Les sanctions de la Cedeao empêchent le Niger d’accéder au marché financier régional de l’Union économique et monétaire ouest-africaine (Uemoa) pour financer son budget et effectuer des transactions bancaires.

En réponse, les autorités nigériennes ont exigé des contribuables qu’ils paient impôts et taxes en espèces, au lieu de les déposer sur le compte du Trésor, gelé par les sanctions.

Confronté à une baisse drastique de ses recettes, le gouvernement donne la priorité au paiement des salaires des fonctionnaires, au détriment des investissements publics, selon la BM.

Elle ajoute que « la nouvelle administration a manqué plusieurs paiements d’intérêts (de sa dette, Ndlr), cette situation a déjà entraîné des arriérés et pourrait très probablement conduire à la suspension » d’autres appuis financiers internationaux.

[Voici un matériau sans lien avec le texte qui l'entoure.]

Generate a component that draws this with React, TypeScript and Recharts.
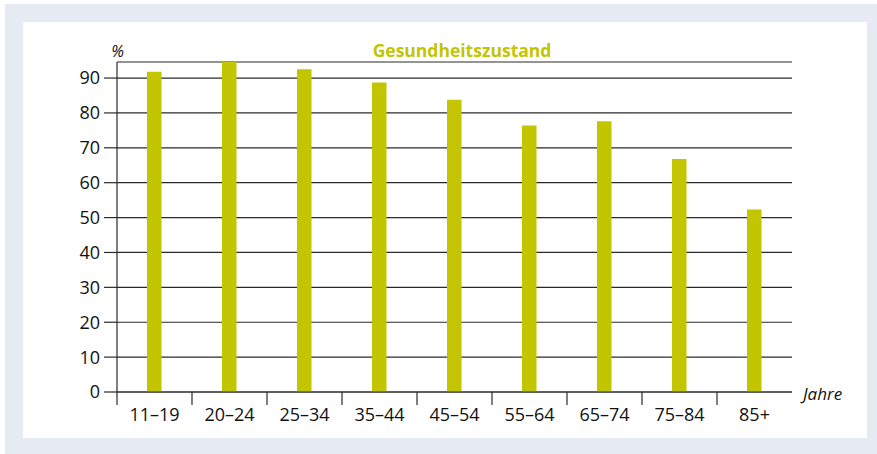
import { Bar, BarChart, CartesianGrid, XAxis, YAxis } from "recharts"

const categories = ["11–19", "20–24", "25–34", "35–44", "45–54", "55–64", "65–74", "75–84", "85+"]
const values = [91.8, 94.6, 92.5, 88.7, 83.8, 76.4, 77.6, 66.8, 52.3]
const yTicks = [0, 10, 20, 30, 40, 50, 60, 70, 80, 90]

const data = categories.map((c, i) => ({ age: c, value: values[i] }))

const W = 877
const H = 454
const margin = { top: 62, right: 85, bottom: 22, left: 77 }
const Y_AXIS_W = 40
const X_AXIS_H = 40
const PLOT_W = W - margin.left - margin.right - Y_AXIS_W
const BAND = PLOT_W / categories.length

const FONT = "'Open Sans', sans-serif"
const LINE = "#2a2a2a"
const GREEN = "#c2c500"

function AgeTick(props: any) {
  const { x, y, payload } = props
  const left = x - BAND / 2
  return (
    <g>
      <line x1={left} x2={left} y1={y} y2={y + 13} stroke={LINE} strokeWidth={1.2} />
      <text x={x} y={y + 29} textAnchor="middle" fontFamily={FONT} fontSize={18} fill="#111">
        {payload.value}
      </text>
    </g>
  )
}

export default function App() {
  return (
    <div style={{ position: "absolute", left: 0, top: 0, width: W, height: H, background: "#fff" }}>
      <div style={{ position: "absolute", left: 5, top: 4, width: 872, height: 450, background: "#e6ebf3" }} />
      <div style={{ position: "absolute", left: 23, top: 22, width: 844, height: 416, background: "#fff" }} />
      <div style={{ position: "absolute", left: 0, top: 0 }}>
        <BarChart width={W} height={H} data={data} margin={margin}>
          <CartesianGrid vertical={false} stroke={LINE} strokeWidth={1.2} />
          <XAxis
            dataKey="age"
            height={X_AXIS_H}
            axisLine={{ stroke: LINE, strokeWidth: 1.2 }}
            tickLine={false}
            tickSize={0}
            tickMargin={0}
            interval={0}
            tick={<AgeTick />}
          />
          <YAxis
            width={Y_AXIS_W}
            domain={[0, 94]}
            ticks={yTicks}
            interval={0}
            axisLine={{ stroke: LINE, strokeWidth: 1.2 }}
            tickLine={{ stroke: LINE, strokeWidth: 1.2 }}
            tickSize={13}
            tickMargin={4}
            tick={{ fontFamily: FONT, fontSize: 18, fill: "#111" }}
          />
          <Bar dataKey="value" fill={GREEN} barSize={14.5} isAnimationActive={false} />
        </BarChart>
      </div>
      <svg width={W} height={H} style={{ position: "absolute", left: 0, top: 0, pointerEvents: "none" }}>
        <text x={462} y={57} textAnchor="middle" fontFamily={FONT} fontWeight={700} fontSize={17.5} fill={GREEN}>
          Gesundheitszustand
        </text>
        <text x={117.5} y={57} textAnchor="middle" fontFamily={FONT} fontStyle="italic" fontSize={16} fill="#111">
          %
        </text>
        <text x={803} y={400} fontFamily={FONT} fontStyle="italic" fontSize={17} fill="#111">
          Jahre
        </text>
      </svg>
    </div>
  )
}
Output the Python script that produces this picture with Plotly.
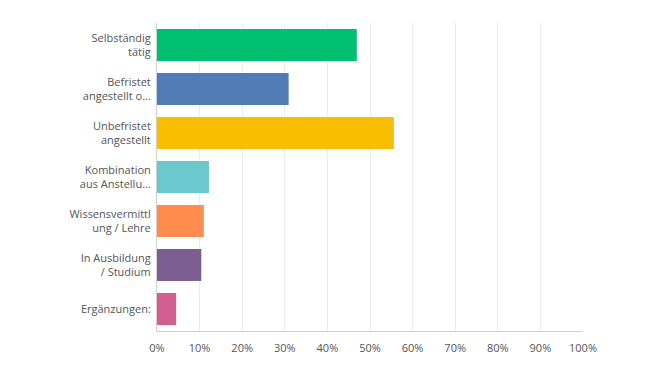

– Des infrastructures menacées –

Le Nigeria a annoncé la suspension de sa fourniture d’électricité au Niger, qui représentait 71% de la consommation du pays avant le coup d’État. La société nigérienne d’électricité (Nigelec) ne parvient à satisfaire qu’entre 25% et 50% de la demande selon les régions, et sa situation financière se détériore, selon la BM.

Plusieurs projets d’infrastructures sont en outre menacés par la suspension de la coopération occidentale.

La mise en service de la centrale solaire de Gorou Banda, financée par l’Agence française de développement (AFD), est retardée.

Les travaux du barrage de Kandadji, financés par l’AFD, la Banque ouest-africaine de développement (BOAD) et la Banque d’investissement de la Cedeao (BIDC), sont également à l’arrêt.

« Les retards dans les projets d’infrastructure électrique entraveront l’augmentation de l’accès à une électricité abordable et fiable pour les ménages et l’industrie », assure la BM, dans un pays où seulement 20% de la population a accès l’électricité.

– Économie au ralenti –

Alors que la croissance du PIB devait atteindre 6% en 2023, stimulée par les exportations de pétrole, elle pourrait tomber à 2,3% « si les sanctions se poursuivent jusqu’à la fin de l’année », estime la BM.

Quelque 700.000 personnes supplémentaires pourraient tomber dans l’extrême pauvreté en 2023.

Le risque de pénurie de liquidités a toutefois diminué, car les agences de transfert d’argent continuent d’être opérationnelles au Niger malgré les sanctions.

Les envois de fonds vers le Niger sont « limités (…) mais ils profitent généralement aux ménages les plus pauvres », explique la BM.

– Exemple malien –

Tout comme le Niger, le Mali a subi des sanctions économiques de la Cedeao après un coup d’État.

Au Mali, « la croissance économique s’est avérée résiliente en dépit des sanctions de la Cedeao », d’après une note de la BM publiée en avril 2023. Le déficit budgétaire s’est stabilisé « à un niveau élevé de 5% du PIB » au détriment des investissements publics, mais la pauvreté a augmenté.